Automated security scanning, linting with enforced standards, type checking, and comprehensive test suites all reduce the surface area that human review needs to cover. The teams with the fastest review cycles tend to be the ones that have invested most heavily in automated correctness tools, not the ones with the most thorough manual review processes.
Measuring What You Are Actually Paying
The DORA State of DevOps research has tracked engineering performance metrics across thousands of teams for nearly a decade. Change lead time, the elapsed time from code commit to production deployment, consistently separates high-performing organizations from low-performing ones. Elite performers measure lead times in hours. Low performers measure them in weeks or months. The gap is not primarily explained by CI/CD pipeline speed; it is explained by the time changes spend waiting for human approval at each stage.
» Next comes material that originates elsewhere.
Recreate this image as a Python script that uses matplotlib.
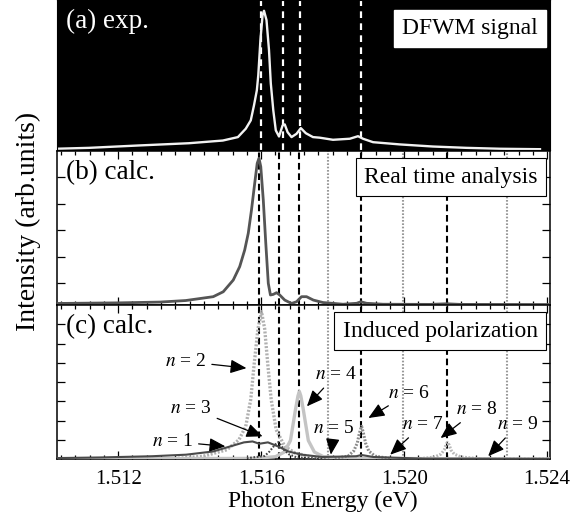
import matplotlib
matplotlib.use('Agg')
import matplotlib.pyplot as plt
from matplotlib.ticker import MultipleLocator, FixedLocator

plt.rcParams['font.family'] = ['Liberation Serif', 'DejaVu Serif']
plt.rcParams['mathtext.fontset'] = 'stix'

# ---------------- data ----------------
# (a) experiment: DFWM signal
exp_E = [1.51026, 1.51118, 1.51258, 1.51398, 1.51493, 1.51535, 1.51557, 1.51571,
         1.51580, 1.51588, 1.51592, 1.51598, 1.51604, 1.51608, 1.51615, 1.51622,
         1.51627, 1.51634, 1.51641, 1.51650, 1.51660, 1.51666, 1.51674, 1.51685,
         1.51699, 1.51711, 1.51725, 1.51745, 1.51764, 1.51801, 1.51848, 1.51871,
         1.51885, 1.51913, 1.51988, 1.52080, 1.52175, 1.52268, 1.52380]
exp_I = [0.005, 0.011, 0.027, 0.042, 0.060, 0.083, 0.139, 0.195,
         0.295, 0.396, 0.497, 0.732, 0.899, 0.928, 0.866, 0.664,
         0.443, 0.262, 0.128, 0.087, 0.161, 0.168, 0.116, 0.083,
         0.105, 0.143, 0.109, 0.083, 0.079, 0.065, 0.072, 0.089,
         0.072, 0.049, 0.034, 0.020, 0.011, 0.005, 0.002]

# (b) calculation: real time analysis
rt_E = [1.51029, 1.51205, 1.51317, 1.51389, 1.51466, 1.51494, 1.51522, 1.51540,
        1.51554, 1.51564, 1.51573, 1.51582, 1.51589, 1.51594, 1.51599, 1.51606,
        1.51613, 1.51620, 1.51626, 1.51634, 1.51643, 1.51652, 1.51666, 1.51685,
        1.51699, 1.51713, 1.51727, 1.51746, 1.51773, 1.51829, 1.51867, 1.51879,
        1.51895, 1.51941, 1.52072, 1.52119, 1.52156, 1.52408]
rt_I = [0.010, 0.014, 0.019, 0.029, 0.054, 0.086, 0.162, 0.249,
        0.357, 0.466, 0.617, 0.790, 0.920, 0.953, 0.898, 0.682,
        0.401, 0.141, 0.065, 0.069, 0.080, 0.065, 0.032, 0.010,
        0.021, 0.054, 0.054, 0.032, 0.016, 0.005, 0.011, 0.021,
        0.011, 0.005, 0.004, 0.008, 0.004, 0.003]

# (c) induced polarization, per level n
n1_E = [1.51029, 1.51149, 1.51295, 1.51390, 1.51466, 1.51514, 1.51552, 1.51576,
        1.51595, 1.51619, 1.51647, 1.51676, 1.51714, 1.51771, 1.51866, 1.51881,
        1.51914, 1.52057, 1.52408]
n1_I = [0.006, 0.010, 0.018, 0.028, 0.049, 0.082, 0.108, 0.114,
        0.099, 0.108, 0.082, 0.049, 0.028, 0.013, 0.018, 0.026,
        0.013, 0.002, 0.001]

n2_E = [1.51029, 1.51342, 1.51438, 1.51504, 1.51538, 1.51557, 1.51571, 1.51580,
        1.51591, 1.51601, 1.51610, 1.51619, 1.51628, 1.51642, 1.51666, 1.51695,
        1.51752, 1.51848, 1.52408]
n2_I = [0.000, 0.000, 0.018, 0.060, 0.125, 0.212, 0.388, 0.605,
        0.844, 0.956, 0.844, 0.605, 0.388, 0.190, 0.082, 0.039,
        0.006, 0.001, 0.000]

n3_E = [1.51560, 1.51610, 1.51624, 1.51636, 1.51644, 1.51649, 1.51655, 1.51664,
        1.51678, 1.51700, 1.51760]
n3_I = [0.005, 0.020, 0.050, 0.085, 0.105, 0.110, 0.090, 0.060,
        0.030, 0.010, 0.002]

n4_E = [1.51029, 1.51580, 1.51640, 1.51665, 1.51682, 1.51696, 1.51703, 1.51707,
        1.51711, 1.51718, 1.51732, 1.51749, 1.51774, 1.51840, 1.52408]
n4_I = [0.000, 0.004, 0.015, 0.045, 0.120, 0.320, 0.410, 0.438,
        0.410, 0.320, 0.120, 0.045, 0.015, 0.004, 0.000]

n6_E = [1.51806, 1.51843, 1.51859, 1.51869, 1.51875, 1.51881, 1.51886, 1.51892,
        1.51901, 1.51918, 1.51960]
n6_I = [0.003, 0.019, 0.052, 0.104, 0.169, 0.212, 0.169, 0.104,
        0.052, 0.019, 0.003]

n8_E = [1.52044, 1.52086, 1.52103, 1.52112, 1.52117, 1.52121, 1.52126, 1.52131,
        1.52140, 1.52159, 1.52212]
n8_I = [0.002, 0.013, 0.032, 0.058, 0.091, 0.108, 0.091, 0.058,
        0.032, 0.013, 0.002]

# level energies marked by vertical lines
exp_lines = [1.51601, 1.51660, 1.51710, 1.51878]
dash_lines = [1.51594, 1.51650, 1.51706, 1.51879, 1.52119]
dot_lines = [1.51786, 1.51996, 1.52288]

# annotation labels: text position and arrow head
ann_labels = ['$n$ = 1', '$n$ = 2', '$n$ = 3', '$n$ = 4', '$n$ = 5',
              '$n$ = 6', '$n$ = 7', '$n$ = 8', '$n$ = 9']
ann_text_E = [1.51352, 1.51389, 1.51404, 1.51809, 1.51804, 1.52014, 1.52052, 1.52204, 1.52318]
ann_text_I = [0.114, 0.633, 0.331, 0.547, 0.201, 0.428, 0.223, 0.320, 0.223]
ann_head_E = [1.51500, 1.51559, 1.51604, 1.51728, 1.51795, 1.51900, 1.51961, 1.52102, 1.52235]
ann_head_I = [0.082, 0.590, 0.147, 0.342, 0.028, 0.266, 0.028, 0.136, 0.018]

xticks = [1.512, 1.516, 1.520, 1.524]
xlim = (1.51029, 1.52408)

# ---------------- figure ----------------
FW, FH = 583, 517
fig = plt.figure(figsize=(FW / 100, FH / 100), dpi=100)
L = 57 / FW
W = (550 - 57) / FW
axa = fig.add_axes([L, 1 - 149.5 / FH, W, 149.5 / FH])
axb = fig.add_axes([L, 1 - 305 / FH, W, 154 / FH])
axc = fig.add_axes([L, 1 - 459 / FH, W, 154 / FH])

# panel (a)
axa.set_facecolor('black')
for x in exp_lines:
    axa.axvline(x, color='white', lw=1.6, ls=(0, (3, 2.4)), zorder=1)
axa.plot(exp_E, exp_I, color='#f2f2f2', lw=1.7, zorder=2)
axa.set_xlim(*xlim)
axa.set_ylim(0, 1)
axa.set_xticks([])
axa.set_yticks([])
for s in axa.spines.values():
    s.set_color('black')
axa.text(0.018, 0.86, '(a) exp.', transform=axa.transAxes, color='white',
         fontsize=19.5, ha='left', va='center')
axa.text(0.975, 0.81, 'DFWM signal', transform=axa.transAxes, color='black',
         fontsize=17, ha='right', va='center',
         bbox=dict(boxstyle='square,pad=0.35', fc='white', ec='white'))

# panels (b) and (c)
for ax in (axb, axc):
    for x in dash_lines:
        ax.axvline(x, color='black', lw=1.5, ls=(0, (3.2, 1.8)), zorder=1)
    for x in dot_lines:
        ax.axvline(x, color='#999999', lw=1.5, ls=(0, (0.8, 0.8)), zorder=1)
    ax.set_xlim(*xlim)
    ax.set_ylim(0, 1)
    ax.xaxis.set_major_locator(FixedLocator(xticks))
    ax.xaxis.set_minor_locator(MultipleLocator(0.0004))
    ax.tick_params(which='both', direction='in', top=True, bottom=True,
                   left=True, right=True, width=0.9)
    ax.tick_params(which='major', length=6)
    ax.tick_params(which='minor', length=3)
    for s in ax.spines.values():
        s.set_linewidth(1.1)

axb.yaxis.set_major_locator(FixedLocator([0.141, 0.313, 0.484, 0.656, 0.828]))
axc.yaxis.set_major_locator(FixedLocator([0.125, 0.25, 0.375, 0.5, 0.625, 0.75, 0.875]))
axb.set_yticklabels([])
axc.set_yticklabels([])
axb.set_xticklabels([])

axb.plot(rt_E, rt_I, color='#555555', lw=2.0, zorder=3)
axb.text(0.018, 0.86, '(b) calc.', transform=axb.transAxes, fontsize=19.5,
         ha='left', va='center')
axb.text(0.975, 0.83, 'Real time analysis', transform=axb.transAxes, fontsize=17,
         ha='right', va='center',
         bbox=dict(boxstyle='square,pad=0.35', fc='white', ec='black', lw=0.8))

axc.plot(n2_E, n2_I, color='#b0b0b0', lw=2.4, ls=(0, (0.6, 0.5)), zorder=3)
axc.plot(n4_E, n4_I, color='#c4c4c4', lw=2.4, zorder=3)
axc.plot(n6_E, n6_I, color='#8a8a8a', lw=2.2, ls=(0, (0.6, 0.5)), zorder=3)
axc.plot(n8_E, n8_I, color='#b8b8b8', lw=2.2, ls=(0, (0.6, 0.5)), zorder=3)
axc.plot(n3_E, n3_I, color='#444444', lw=1.5, ls=(0, (0.8, 0.8)), zorder=4)
axc.plot(n1_E, n1_I, color='#4a4a4a', lw=1.5, zorder=4)

axc.text(0.018, 0.86, '(c) calc.', transform=axc.transAxes, fontsize=19.5,
         ha='left', va='center')
axc.text(0.975, 0.83, 'Induced polarization', transform=axc.transAxes, fontsize=17,
         ha='right', va='center',
         bbox=dict(boxstyle='square,pad=0.35', fc='white', ec='black', lw=0.8))

for lab, tx, ty, hx, hy in zip(ann_labels, ann_text_E, ann_text_I, ann_head_E, ann_head_I):
    axc.annotate(lab, xy=(hx, hy), xytext=(tx, ty), fontsize=14,
                 ha='center', va='center', zorder=6,
                 arrowprops=dict(arrowstyle='-|>,head_length=0.7,head_width=0.3',
                                 color='black', lw=0.9, shrinkA=2, shrinkB=0))

axc.set_xticklabels(['%.3f' % v for v in xticks], fontsize=15)
axc.tick_params(axis='x', which='major', pad=8)
fig.text(323 / FW, 1 - 501 / FH, 'Photon Energy (eV)', fontsize=17,
         ha='center', va='center')
fig.text(28 / FW, 1 - 221 / FH, 'Intensity (arb.units)', fontsize=20,
         rotation=90, ha='center', va='center')

fig.savefig('out.png', dpi=100)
That waiting time is rarely measured directly. Teams measure how long their pipelines take. They do not routinely measure how long PRs sit in queue before a reviewer looks at them, or how long they sit after review comments are posted before the author responds, or how many round trips a typical change requires. Without measuring those intervals, the cost of each review layer remains invisible, which is part of why layers accumulate.
Pennarun’s 10x-per-layer claim is a heuristic calibrated to realistic reviewer utilization, not a precisely measured constant. The actual multiplier depends on utilization, variability, and round-trip frequency. But the directional claim is what matters: review layers compound multiplicatively, not additively. A team trying to understand why their delivery has slowed down should count their mandatory approval steps before looking anywhere else.